What drew you to the series and what do you think makes it special and worthy of translation?

I immediately respected the ethos of Ax: "Manga should be independent, manga should be open, manga should be experimental." The freedom of expression, the personal vision, the quirkiness of the manga, the wide range of styles from everyday life, from erotic to “heta-uma” to very beautiful exquisite designs. I have always been drawn to more alternative/indie-style British and American comic books since I was a kid in Scotland. So, we decided to make a joint effort to get more of this alternative-style manga from Ax out in English. The key reason being because the vast majority of manga in English is the more teenage-style mainstream stuff. There is nothing wrong with that; it’s one valid type. But to have only that is limiting. So we want to show the more mature and literary side too. Drawn and Quarterly are also doing a great job there, as are Last Gasp and most recently Fantagraphics. It’s all good; it’s all going roughly in the same direction.

How did you choose which stories you were going to print in this first edition of the anthology?

It was a mix of a “best of,” with an attempt to be representative of the range in Japanese Ax.

What’s the criteria in the stories you choose to reprint here in the States? Are there certain stories you think just won’t do as well over here?

The only criteria was that we tried to make them mostly self-contained stories for this first volume. There was no criteria in terms of artistic aspects or what we thought would or would not appeal to readers in English (meaning not just the States, but also Canada, the UK, Ireland, etc.). That is up to the individual readers to decide. With 33 very different stories, there are bound to be some you like more than others. It's OK, this is an introduction to a new world.

What are the immediate plans for the Ax series in the U.S.?  Are more editions coming soon? And what frequency do you see the publication schedule being?

We do plan to make it an annual, er, “annual.” Hopefully, we can make each volume within one year now that we are up and running. It depends first on sales figures, public and critical reaction. All have been very good so far. Please keep it up, guys, so that we can have a whole range of Ax volumes in English. It will be a great achievement and a wonderful “box of pleasures” of literary-style manga.

Would there ever be new content in an American Ax anthology?

I don't think so. We have about 18,000 pages of Japanese Ax to chose from!
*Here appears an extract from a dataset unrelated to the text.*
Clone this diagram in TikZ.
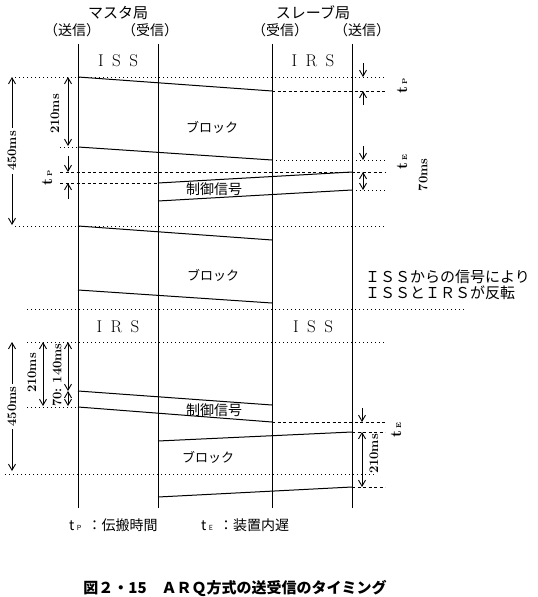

Will the Ax anthologies be reprinted in other languages or other parts of the world?

Yes, they will. Interested publishers can contact me and I will discuss it with Asakawa. The first other-language edition is agreed already, being the French version to come out in 2011 from publisher Le Lezard Noir. See them here.

Are there any stories in this first edition that you’re particularly proud of or inspired by?

I am proud of them all, mochiron! I guess it’s especially nice to have another Tatsumi story out. My own favorites in the book include those by Abe, Kondo, Hanawa, and Yamamoto.

Do you have any other translations or manga imports that you’re working on that you can tell us about at this point?

Yes, we announced in San Diego about the forthcoming book by Masahiko Matsumoto's Tobacco-ya no Musume, which we decided to call in English Cigarette Girl. This is a collection of short stories originally published in 1974. Matsumoto is one of the key early artist in the alternative gekiga movement. Tatsumi recognized him as a big influence on his own development. He is featured a lot in Tatsumi's biography A Drifting Life in Gekiga. His stories are roughly also in a “big city alienation” type, but with a lightness of touch in both the artwork and the story content. So they sit nicely alongside Tatsumi's stories, but diverge from them also. This is a major step forward to have this other key gekiga artist's work also come out in English. Doko doki!